Raden Gedarip salah seorang pemangku adat dusun karang salah bayan mengungkapkan bahwa pemalik mempunyai beberapa tingkatan yaitu, pertama, Pemalik Sora Kanggo tebait, ini merupakan tingkatan pemalik paling ringan. Perbuatan yang termasuk dalam kategori pantangan ini seperti larangan memakan daging babi, daging anjing, menghina orang lain dan mengeluarkan perkataan kotor. Kedua, pemalik doang (pemalik tingkat pertengahan), perbuatan yang termasuk dalam pantangan ini adalah seperti melanggar perintah orang tua yang mengarah pada perbuatan durhaka, kawin dengan saudara kandung, kawin dengan orang diluar kelompoknya dan hukuman bagi mereka yang melanggar pantangan ini adalah diusir dari kampung.
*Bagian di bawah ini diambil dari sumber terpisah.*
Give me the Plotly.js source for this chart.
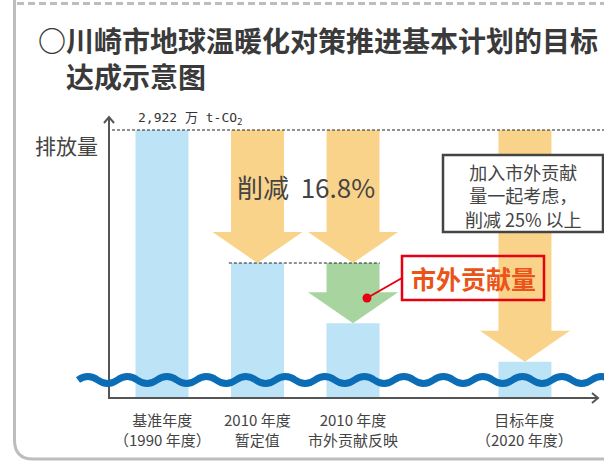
<!DOCTYPE html>
<html><head><meta charset="utf-8">
<script src="https://cdn.plot.ly/plotly-3.0.1.min.js"></script>
<style>html,body{margin:0;padding:0;background:#fff;} #chart{width:604px;height:462px;}</style>
</head><body><div id="chart"></div>
<script>
// ---- data ----
const categories = ['基准年度\n（1990 年度）', '2010 年度\n暂定值', '2010 年度\n市外贡献反映', '目标年度\n（2020 年度）'];
const xSlots = [0, 1, 2, 3.8];
const emissions = [2922, 2431, 2209, 2066];   // 万 t-CO2 (schematic)
const reductionPct = 16.8;
const targetPct = 25;
const titleLines = ['○川崎市地球温暖化对策推进基本计划的目标', '　达成示意图'];
const yTitle = '排放量';
const unitText = '万 t-CO<sub>2</sub>';
const noteLines = ['加入市外贡献', '量一起考虑，', '削减 ' + targetPct + '% 以上'];
const calloutText = '市外贡献量';

// ---- style / layout helpers ----
const W = 604, H = 462;
const M = {l: 109, r: 6, t: 116, b: 64};
const PW = W - M.l - M.r, PH = H - M.t - M.b;
const px = x => (x - M.l) / PW;
const py = y => (H - M.b - y) / PH;
const FONT = '"Noto Sans CJK SC", "Noto Sans", sans-serif';
const MONO = '"DejaVu Sans Mono", "Noto Sans CJK SC", monospace';
const cBar = '#bde3f7', cOrange = '#fad38b', cGreen = '#a8d4a0', cWave = '#0a6db6';
const cText = '#444444', cRed = '#e60012', cRedText = '#ea5418', cAxis = '#555555';
const yRange = [1932.6, 2973.7];
const xRange = [-0.555, 4.565];
const barW = 0.555, headW = 0.471;
const headH = 31 * (yRange[1] - yRange[0]) / PH;

function arrow(x, top, tip, color) {
  const w = barW / 2, b = tip + headH;
  return {type: 'path', xref: 'x', yref: 'y', layer: 'above', fillcolor: color, line: {width: 0},
    path: `M${x - w},${top} L${x + w},${top} L${x + w},${b} L${x + headW},${b} L${x},${tip} L${x - headW},${b} L${x - w},${b} Z`};
}

// wave decoration
function wavePath(x0, x1, yc, amp, period) {
  let d = `M${px(x0)},${py(yc)}`;
  let x = x0, up = true;
  while (x < x1) {
    const xm = x + period / 4, xe = x + period / 2;
    const yctl = up ? yc - 2 * amp : yc + 2 * amp;
    d += ` Q${px(xm)},${py(yctl)} ${px(xe)},${py(yc)}`;
    x = xe; up = !up;
  }
  return d;
}
const P = (x, y) => `${px(x)},${py(y)}`;
const fmt = v => v.toLocaleString('en-US');

const shapes = [];
// frame
shapes.push({type: 'path', xref: 'paper', yref: 'paper', layer: 'above',
  path: `M${P(14.5, 0)} L${P(14.5, 440)} Q${P(14.5, 459)} ${P(33, 459)} L${P(606, 459)}`,
  line: {color: '#bdbdbd', width: 3}});
shapes.push({type: 'line', xref: 'paper', yref: 'paper', x0: px(17), x1: px(606), y0: py(3.5), y1: py(3.5),
  line: {color: '#bdbdbd', width: 3, dash: '7px,4px'}});
// arrows
shapes.push(arrow(xSlots[1], emissions[0], emissions[1], cOrange));
shapes.push(arrow(xSlots[2], emissions[0], emissions[1], cOrange));
shapes.push(arrow(xSlots[2], emissions[1], emissions[2], cGreen));
shapes.push(arrow(xSlots[3], emissions[0], emissions[3], cOrange));
// reference dashed lines
shapes.push({type: 'line', xref: 'paper', yref: 'y', x0: px(112), x1: px(604), y0: emissions[0], y1: emissions[0],
  line: {color: '#222', width: 1, dash: '3px,2px'}});
shapes.push({type: 'line', xref: 'x', yref: 'y', x0: xSlots[1] - 0.3, x1: xSlots[2] + 0.28, y0: emissions[1], y1: emissions[1],
  line: {color: '#222', width: 1, dash: '3px,2px'}});
// axes with arrowheads
shapes.push({type: 'path', xref: 'paper', yref: 'paper', layer: 'above',
  path: `M${P(109, 398)} L${P(109, 117)} M${P(104, 123)} L${P(109, 117)} L${P(114, 123)}`,
  line: {color: cAxis, width: 2}});
shapes.push({type: 'path', xref: 'paper', yref: 'paper', layer: 'above',
  path: `M${P(108, 398)} L${P(598, 398)} M${P(592, 393)} L${P(598, 398)} L${P(592, 403)}`,
  line: {color: cAxis, width: 2}});
// wave
shapes.push({type: 'path', xref: 'paper', yref: 'paper', layer: 'above', path: wavePath(78, 606, 380, 3.5, 39.5),
  line: {color: cWave, width: 7}});
// note box
shapes.push({type: 'rect', xref: 'paper', yref: 'paper', layer: 'above', x0: px(443), x1: px(603), y0: py(155), y1: py(232),
  fillcolor: '#ffffff', line: {color: '#444', width: 2.5}});
// callout
shapes.push({type: 'rect', xref: 'paper', yref: 'paper', layer: 'above', x0: px(402), x1: px(544), y0: py(256), y1: py(300),
  fillcolor: 'rgba(0,0,0,0)', line: {color: cRed, width: 2.5}});
shapes.push({type: 'line', xref: 'paper', yref: 'paper', layer: 'above', x0: px(367), x1: px(402), y0: py(298), y1: py(278),
  line: {color: cRed, width: 2}});
shapes.push({type: 'circle', xref: 'paper', yref: 'paper', layer: 'above', x0: px(362.5), x1: px(371.5), y0: py(302.5), y1: py(293.5),
  fillcolor: cRed, line: {width: 0}});

const ann = [];
// title (two lines)
ann.push({xref: 'paper', yref: 'paper', x: px(36), y: py(58), xanchor: 'left', yanchor: 'middle', align: 'left', showarrow: false,
  text: titleLines.map(t => '<b>' + t + '</b>').join('<br>'), font: {family: FONT, size: 28, color: '#3a3a3a'}});
// y title
ann.push({xref: 'paper', yref: 'paper', x: px(66), y: py(145), xanchor: 'center', yanchor: 'middle', showarrow: false,
  text: yTitle, font: {family: FONT, size: 21, color: cText}});
// base value label
ann.push({xref: 'paper', yref: 'paper', x: px(136), y: py(119), xanchor: 'left', yanchor: 'middle', showarrow: false,
  text: fmt(emissions[0]) + ' ' + unitText, font: {family: MONO, size: 13, color: '#333'}});
// reduction text
ann.push({xref: 'paper', yref: 'paper', x: px(306), y: py(186), xanchor: 'center', yanchor: 'middle', showarrow: false,
  text: '削减  ' + reductionPct.toFixed(1) + '%', font: {family: FONT, size: 26, color: cText}});
// note text
ann.push({xref: 'paper', yref: 'paper', x: px(523), y: py(195), xanchor: 'center', yanchor: 'middle', showarrow: false,
  text: noteLines.join('<br>'), font: {family: FONT, size: 18, color: cText}});
// callout text
ann.push({xref: 'paper', yref: 'paper', x: px(473), y: py(278), xanchor: 'center', yanchor: 'middle', showarrow: false,
  text: '<b>' + calloutText + '</b>', font: {family: FONT, size: 25, color: cRedText}});
// category labels
categories.forEach((c, i) => {
  ann.push({xref: 'x', yref: 'paper', x: xSlots[i], y: py(429.5), xanchor: 'center', yanchor: 'middle',
    showarrow: false, text: c.split('\n').join('<br>'), font: {family: FONT, size: 15, color: cText}});
});

const trace = {type: 'bar', x: xSlots, y: emissions, width: barW, marker: {color: cBar, line: {width: 0}},
  hoverinfo: 'skip', cliponaxis: true};

const layout = {
  width: W, height: H, autosize: false, margin: M,
  paper_bgcolor: '#fff', plot_bgcolor: '#fff', showlegend: false,
  xaxis: {range: xRange, visible: false, fixedrange: true},
  yaxis: {range: yRange, visible: false, fixedrange: true},
  shapes: shapes, annotations: ann, hovermode: false
};
Plotly.newPlot('chart', [trace], layout, {displayModeBar: false, staticPlot: true});
</script></body></html>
Ketiga, pemalik leket, merupakan pantangan tingkatan paling berat, seperti membunuh dan menghilangkan nyawa orang lain, berzina, mencuri, nyihir (neluh) dengan tujuan menghilangkan nyawa orang lain, menyepelekan arwah leluhur, bagi mereka yang melanggara pantangan ini hanya satu hukumannya, yaitu hukuman mati. 
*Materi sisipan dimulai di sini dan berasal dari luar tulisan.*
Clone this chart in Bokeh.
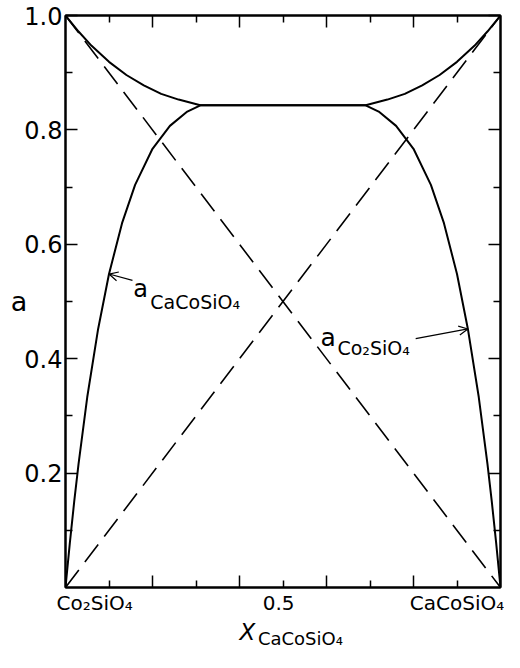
from bokeh.plotting import figure
from bokeh.models import (Range1d, LinearAxis, FixedTicker, PrintfTickFormatter,
                          Label, Arrow, OpenHead)
from bokeh.embed import file_html
from bokeh.resources import INLINE

# ---- data ----
# a(CaCoSiO4), Co2SiO4-rich branch
x_ca_lower = [0, 0.01, 0.02, 0.03, 0.05, 0.075, 0.10, 0.13, 0.16, 0.20, 0.24, 0.28, 0.31]
a_ca_lower = [0, 0.078, 0.150, 0.216, 0.333, 0.452, 0.548, 0.637, 0.704, 0.767, 0.807, 0.832, 0.843]
# miscibility gap plateau
x_gap = [0.31, 0.69]
a_gap = [0.843, 0.843]
# a(CaCoSiO4), CaCoSiO4-rich branch
x_ca_upper = [0.69, 0.74, 0.78, 0.82, 0.86, 0.90, 0.94, 0.97, 1.0]
a_ca_upper = [0.843, 0.853, 0.863, 0.878, 0.896, 0.919, 0.947, 0.972, 1.0]
# a(Co2SiO4), Co2SiO4-rich branch
x_co_upper = [0, 0.03, 0.06, 0.10, 0.14, 0.18, 0.22, 0.26, 0.31]
a_co_upper = [1.0, 0.972, 0.947, 0.919, 0.896, 0.878, 0.863, 0.853, 0.843]
# a(Co2SiO4), CaCoSiO4-rich branch
x_co_lower = [0.69, 0.72, 0.76, 0.80, 0.84, 0.87, 0.90, 0.925, 0.95, 0.97, 0.98, 0.99, 1.0]
a_co_lower = [0.843, 0.832, 0.807, 0.767, 0.704, 0.637, 0.548, 0.452, 0.333, 0.216, 0.150, 0.078, 0]
# ideal (Raoult) lines
x_ideal = [0, 1]
a_ideal_ca = [0, 1]
a_ideal_co = [1, 0]

# ticks / labels
x_major_ticks = [0.2, 0.4, 0.6, 0.8]
x_minor_ticks = [0.1, 0.3, 0.5, 0.7, 0.9]
y_major_ticks = [0.2, 0.4, 0.6, 0.8, 1.0]
y_minor_ticks = [0.1, 0.3, 0.5, 0.7, 0.9]
x_text_labels = ["Co₂SiO₄", "0.5", "CaCoSiO₄"]
x_text_label_pos = [0.067, 0.49, 0.90]   # label centres (end members sit inside the frame)
x_title_main = "X"
x_title_main_pos = 0.418
x_title_sub = "CaCoSiO₄"
x_title_sub_pos = 0.540

FONT = "DejaVu Sans"

p = figure(width=504, height=652, x_range=Range1d(0, 1), y_range=Range1d(0, 1),
           output_backend="svg", toolbar_location=None,
           x_axis_type=None, y_axis_type=None,
           min_border_left=65, min_border_right=4,
           min_border_top=15, min_border_bottom=65)
p.outline_line_color = "black"
p.outline_line_width = 2
p.background_fill_color = "white"
p.border_fill_color = "white"


def make_axis(major, minor, labels=True):
    ax = LinearAxis(ticker=FixedTicker(ticks=major, minor_ticks=minor))
    ax.axis_line_color = "black"
    ax.axis_line_width = 2
    ax.major_tick_in = 12
    ax.major_tick_out = 0
    ax.minor_tick_in = 7
    ax.minor_tick_out = 0
    ax.major_tick_line_width = 1.5
    ax.minor_tick_line_width = 1.5
    ax.major_tick_line_color = "black"
    ax.minor_tick_line_color = "black"
    if not labels:
        ax.major_label_overrides = {t: "" for t in major}
        ax.major_label_standoff = 0
        ax.major_label_text_font_size = "1px"
    return ax


def text_axis(ticks, labels, size, standoff, style="normal"):
    ax = LinearAxis(ticker=FixedTicker(ticks=ticks, minor_ticks=[]))
    ax.major_label_overrides = dict(zip(ticks, labels))
    ax.axis_line_color = None
    ax.major_tick_line_color = None
    ax.minor_tick_line_color = None
    ax.major_tick_in = 0
    ax.major_tick_out = 0
    try:
        ax.major_label_standoff = standoff
    except Exception:
        ax.major_label_standoff = 0
    ax.major_label_text_font = FONT
    ax.major_label_text_font_size = size
    ax.major_label_text_font_style = style
    ax.major_label_text_color = "black"
    return ax


left = make_axis(y_major_ticks, y_minor_ticks)
left.formatter = PrintfTickFormatter(format="%.1f")
left.major_label_text_font = FONT
left.major_label_text_font_size = "24px"
left.major_label_text_color = "black"
left.major_label_standoff = 3
left.axis_label = "a"
left.axis_label_text_font = FONT
left.axis_label_text_font_size = "27px"
left.axis_label_text_font_style = "normal"
left.axis_label_text_color = "black"
try:
    left.axis_label_standoff = -6
except Exception:
    left.axis_label_standoff = 0
if hasattr(left, "axis_label_orientation"):
    left.axis_label_orientation = "horizontal"
p.add_layout(left, "left")
p.add_layout(make_axis(y_major_ticks, y_minor_ticks, labels=False), "right")
p.add_layout(make_axis(x_major_ticks, x_minor_ticks, labels=False), "below")
p.add_layout(make_axis(x_major_ticks, x_minor_ticks, labels=False), "above")

# composition labels, then x-axis title (italic X with CaCoSiO4 subscript)
p.add_layout(text_axis(x_text_label_pos, x_text_labels, "20px", 3), "below")
p.add_layout(text_axis([x_title_main_pos], [x_title_main], "23px", 1, style="italic"), "below")
p.add_layout(text_axis([x_title_sub_pos], [x_title_sub], "18px", -20), "below")

# ideal lines
p.line(x_ideal, a_ideal_ca, line_color="black", line_width=1.6, line_dash="22 10")
p.line(x_ideal, a_ideal_co, line_color="black", line_width=1.6, line_dash="22 10")

# activity curves
p.line(x_ca_lower + x_gap + x_ca_upper, a_ca_lower + a_gap + a_ca_upper,
       line_color="black", line_width=2)
p.line(x_co_upper + x_gap + x_co_lower, a_co_upper + a_gap + a_co_lower,
       line_color="black", line_width=2)


def lab(x, y, text, size, align="left", style="normal"):
    p.add_layout(Label(x=x, y=y, x_units="data", y_units="data", text=text,
                       text_font=FONT, text_font_size=size, text_align=align,
                       text_baseline="alphabetic", text_color="black",
                       text_font_style=style))


# curve labels
lab(0.156, 0.522, "a", "24px")
lab(0.195, 0.500, "CaCoSiO₄", "19px")
lab(0.586, 0.437, "a", "25px")
lab(0.625, 0.418, "Co₂SiO₄", "19px")

p.add_layout(Arrow(end=OpenHead(size=9, line_width=1.2, line_color="black"),
                   x_start=0.154, y_start=0.537,
                   x_end=x_ca_lower[6], y_end=a_ca_lower[6],
                   line_width=1.2, line_color="black"))
p.add_layout(Arrow(end=OpenHead(size=9, line_width=1.2, line_color="black"),
                   x_start=0.805, y_start=0.435,
                   x_end=x_co_lower[7], y_end=a_co_lower[7],
                   line_width=1.2, line_color="black"))

open("out.html", "w").write(file_html(p, INLINE))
Dengan adanya sistem nilai budaya (pemalik) tersebut diharapkan mampu menciptakan pribadi warga masyarakat yang memiliki mentalitas dan moralitas yang unggul yakni pribadi yang konsisten melaksanakan norma-norma moral, ikhlas menerima dan melaksanakan kewajiban sebagai warga masyarakat Bayan, seperti melaksanakan acara-acara ritual keagamaaan maupun adat, memberikan sedekah kepada kiai dan pemangku adat, sebab kiai atau pemangku adat mempunyai kedudukan istimewa dalam masyarakat Islam Bayan, yaitu merekalah yang mempunyai kewajiban untuk melaksanakan segala macam bentuk acara-acara ritual, baik keagamaan maupun adat. Seseorang yang memiliki sikap dan tingkah laku berdasarkan standarisasi sebagaimana tersebut diatas berarti telah ikut berpartisipasi dalam melaksanakan tugas sebagai penjaga dan pemelihara kelestarian Bayan sebagai pusat dunia.
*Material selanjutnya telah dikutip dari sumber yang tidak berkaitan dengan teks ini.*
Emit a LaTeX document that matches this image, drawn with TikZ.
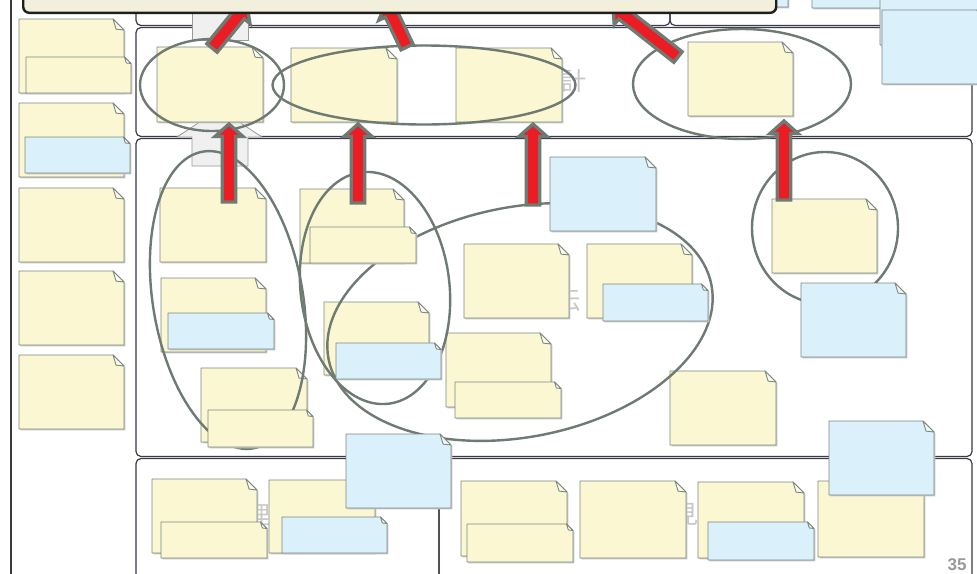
\documentclass[tikz,border=0pt]{standalone}
\usepackage{fontspec}
\newfontfamily\cjkfont{Noto Sans CJK JP}
\newfontfamily\numfont{Liberation Sans}
\usetikzlibrary{calc,shapes.geometric}
\definecolor{noteY}{HTML}{FAF7D2}
\definecolor{noteB}{HTML}{DAF0FA}
\definecolor{foldY}{HTML}{FDFCEF}
\definecolor{foldB}{HTML}{F0F9FD}
\definecolor{noteline}{HTML}{7D897F}
\definecolor{ellc}{HTML}{6E7A72}
\definecolor{redc}{HTML}{EC1C24}
\definecolor{sectc}{HTML}{3A3A48}
\definecolor{topfill}{HTML}{F2EFDC}
\definecolor{grayfill}{HTML}{F0F0F0}
\definecolor{ghostc}{HTML}{C8C8C8}
\tikzset{
 sect/.style={draw=sectc, line width=1.2pt, rounded corners=5pt},
 ystick/.style={fill=noteY}, bstick/.style={fill=noteB},
 ystickfold/.style={fill=foldY}, bstickfold/.style={fill=foldB},
 noteedge/.style={draw=noteline, line width=0.9pt, line join=round},
 notesh/.style={fill=black!22},
 ell/.style={draw=ellc, line width=2.4pt, shape=ellipse, inner sep=0pt},
 redarr/.style={fill=redc, draw=ellc, line width=3.3pt, line join=miter, miter limit=10},
 grayarr/.style={fill=grayfill, draw=black!40, line width=0.8pt},
 topbox/.style={draw=black!88, fill=topfill, line width=2.4pt, rounded corners=6pt, inner sep=0pt},
 ghost/.style={text=ghostc, font=\cjkfont\fontsize{25}{25}\selectfont, inner sep=0pt},
 anchorbox/.style={inner sep=0pt, outer sep=0pt, draw=none}
}
% name, x1, y1, x2, y2, colour style, fold size
\newcommand\stick[7]{%
 \fill[notesh, shift={(1.3,1.3)}] (#2,#3) -- ({#4-#7},#3) -- (#4,{#3+#7}) -- (#4,#5) -- (#2,#5) -- cycle;
 \path[#6, noteedge] (#2,#3) -- ({#4-#7},#3) -- (#4,{#3+#7}) -- (#4,#5) -- (#2,#5) -- cycle;
 \path[#6fold, noteedge] ({#4-#7},#3) -- ({#4-0.72*#7},{#3+0.92*#7}) -- (#4,{#3+#7}) -- cycle;
 \node[anchorbox, minimum width={(#4)-(#2)}, minimum height={(#5)-(#3)}] (#1) at ({(#2+#4)/2},{(#3+#5)/2}) {};
}
\newcommand\redarrow[2]{%
 \draw[redarr] ($(#1)!6.7pt!90:(#2)$) -- ($(#2)!12.5pt!(#1)!6.7pt!90:(#2)$) -- ($(#2)!12.5pt!(#1)!14pt!90:(#2)$) -- (#2) -- ($(#2)!12.5pt!(#1)!14pt!-90:(#2)$) -- ($(#2)!12.5pt!(#1)!6.7pt!-90:(#2)$) -- ($(#1)!6.7pt!-90:(#2)$) -- cycle;}
\begin{document}
\begin{tikzpicture}[x=1pt,y=-1pt]
\useasboundingbox (0,0) rectangle (977,573);
\clip (0,0) rectangle (977,573);
\fill[white] (0,0) rectangle (977,573);
% sections
\draw[sect] (136,-20) rectangle (670,25.5);
\draw[sect] (670,-20) rectangle (972,25.5);
\draw[sect] (136,27.5) rectangle (972,136.5);
\draw[sect] (136,138.5) rectangle (972,456.5);
\draw[sect] (136,458.5) rectangle (439,590);
\draw[sect] (439,458.5) rectangle (972,590);
\draw[sectc, line width=1.2pt] (11,-5) -- (11,580);
% background labels
\node[ghost] (g1) at (561,81) {設計};
\node[ghost] (g2) at (568,300) {伝};
\node[ghost] (g3) at (258,515) {理};
\node[ghost] (g4) at (686,514) {見};
% grey block arrows
\draw[grayarr] (192,-5) rectangle (248,40);
\draw[grayarr] (192,166) -- (192,137) -- (177,137) -- (219.5,109) -- (262,137) -- (248,137) -- (248,166) -- cycle;
% back notes
\stick{L1}{19}{19}{124}{93}{ystick}{11}
\stick{L2}{19}{103}{124}{177}{ystick}{11}
\stick{L3}{19}{188}{124}{262}{ystick}{11}
\stick{L4}{19}{271}{124}{345}{ystick}{11}
\stick{L5}{19}{355}{124}{429}{ystick}{11}
\stick{An}{157}{47}{263}{122}{ystick}{11}
\stick{Bn}{291}{48}{397}{122}{ystick}{11}
\stick{Cn}{456}{48}{562}{122}{ystick}{11}
\stick{Dn}{688}{42}{793}{116}{ystick}{11}
\stick{c1a}{160}{188}{266}{262}{ystick}{11}
\stick{c1b}{161}{278}{266}{352}{ystick}{11}
\stick{c1c}{201}{368}{307}{442}{ystick}{11}
\stick{c2a}{300}{189}{404}{263}{ystick}{11}
\stick{c2b}{324}{302}{429}{375}{ystick}{11}
\stick{m1}{464}{244}{569}{318}{ystick}{11}
\stick{m2}{587}{244}{692}{318}{ystick}{11}
\stick{m3}{446}{333}{551}{407}{ystick}{11}
\stick{r1}{772}{199}{877}{273}{ystick}{11}
\stick{r2}{670}{371}{776}{445}{ystick}{11}
\stick{s4a}{152}{479}{257}{553}{ystick}{11}
\stick{s4b}{269}{480}{375}{553}{ystick}{11}
\stick{s4c}{461}{481}{567}{556}{ystick}{11}
\stick{s4d}{580}{481}{686}{558}{ystick}{11}
\stick{s4e}{698}{482}{804}{558}{ystick}{11}
\stick{s4f}{818}{481}{924}{557}{ystick}{11}
% ellipses
\node[ell, minimum width=144pt, minimum height=92pt] (eA) at (212,85) {};
\node[ell, minimum width=303pt, minimum height=79pt] (eBC) at (424,85) {};
\node[ell, minimum width=218pt, minimum height=110pt] (eD) at (742,84) {};
\node[ell, minimum width=150pt, minimum height=301pt, rotate=9.6] (eC1) at (228,300) {};
\node[ell, minimum width=149pt, minimum height=233pt, rotate=6.5] (eC2) at (375,288) {};
\node[ell, minimum width=390pt, minimum height=230pt, rotate=11] (eBig) at (520,322) {};
\node[ell, minimum width=146pt, minimum height=152pt] (eR) at (825,228) {};
% front notes
\stick{L1s}{26}{57}{131}{93}{ystick}{6.5}
\stick{L2s}{25}{137}{130}{173}{bstick}{6.5}
\stick{c1bs}{168}{313}{274}{349}{bstick}{6.5}
\stick{c1cs}{208}{410}{313}{447}{ystick}{6.5}
\stick{c2as}{310}{227}{416}{263}{ystick}{6.5}
\stick{c2bs}{336}{343}{441}{379}{bstick}{6.5}
\stick{m2s}{603}{284}{708}{321}{bstick}{6.5}
\stick{m3s}{455}{382}{561}{418}{ystick}{6.5}
\stick{btop}{550}{157}{656}{231}{bstick}{11}
\stick{rb}{801}{283}{906}{357}{bstick}{11}
\stick{rb2}{829}{421}{934}{495}{bstick}{11}
\stick{bb}{346}{434}{451}{508}{bstick}{11}
\stick{s4as}{161}{522}{267}{558}{ystick}{6.5}
\stick{s4bs}{282}{517}{387}{553}{bstick}{6.5}
\stick{s4cs}{467}{524}{573}{562}{ystick}{6.5}
\stick{s4es}{708}{522}{814}{560}{bstick}{6.5}
% red arrows
\coordinate (r1s) at (212,48); \coordinate (r1e) at (247,5);
\coordinate (r2s) at (407,47); \coordinate (r2e) at (386,3);
\coordinate (r3s) at (678,57); \coordinate (r3e) at (613,6);
\coordinate (r4s) at (229,202); \coordinate (r4e) at (229,124);
\coordinate (r5s) at (358,203); \coordinate (r5e) at (358,124);
\coordinate (r6s) at (533,205); \coordinate (r6e) at (533,124);
\coordinate (r7s) at (784,200); \coordinate (r7e) at (784,121);
\redarrow{r1s}{r1e}
\redarrow{r2s}{r2e}
\redarrow{r3s}{r3e}
\redarrow{r4s}{r4e}
\redarrow{r5s}{r5e}
\redarrow{r6s}{r6e}
\redarrow{r7s}{r7e}
% top area
\stick{tr1}{683}{-67}{788}{7}{bstick}{11}
\node[topbox, minimum width=753pt, minimum height=80pt, anchor=south west] (topbox) at (22,14) {};
\stick{tr2}{812}{-66}{918}{8}{bstick}{11}
\stick{tr3}{880}{-29}{986}{45}{bstick}{11}
\stick{tr4}{882}{10}{988}{84}{bstick}{11}
% page number
\node[font=\numfont\bfseries\fontsize{17}{17}\selectfont, text=black!40, inner sep=0pt] (pg) at (957,565) {35};
\end{tikzpicture}
\end{document}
Persoalannya, bagaimana kedudukan arwah nenek moyang dalam konsepsi Islam Waktu Lima (sunni)? Dalam pandangan Islam Sunni pada prinsipnya mempunyai kepercayaan yang sama dengan Islam Bayan bahwa arwah orang-orang yang telah meninggal dunia akan kembali kepangkuan Tuhan dan roh itu bersifat kekal (tidak hancur sebagaimana badan manusia), tetapi perbedaannya terletak pada kepercayaan bahwa kedudukan arwah orang yang meninggal dunia dalam konsep Ialam Bayan dapat dijadikan wasilah, maka dalam Konsep Islam Sunni kepercayaan model itu tergolong syirik atau menyekutukan Tuhan dan termasuk dosa besar yang tidak bisa terampuni. Namun yang jelas bahwa kepercayaan terhadap arwah leluhur sebagai wasilah itu mempunyai implikasi yang besar terhadap sikap dan prilaku masyarakat Islam Bayan, seperti adanya Ijmak untuk tetap memelihara dan menjaga semua peninggalan leluhur, baik yang bersifat fisik maupun sistem sosial yang tercermin dalam adat istiadat dan tetap menjaga kebersamaan diantara sesama Islam Bayan maupun dengan masyarakat lainnya. Wallahul Musta’an ila Darussalam.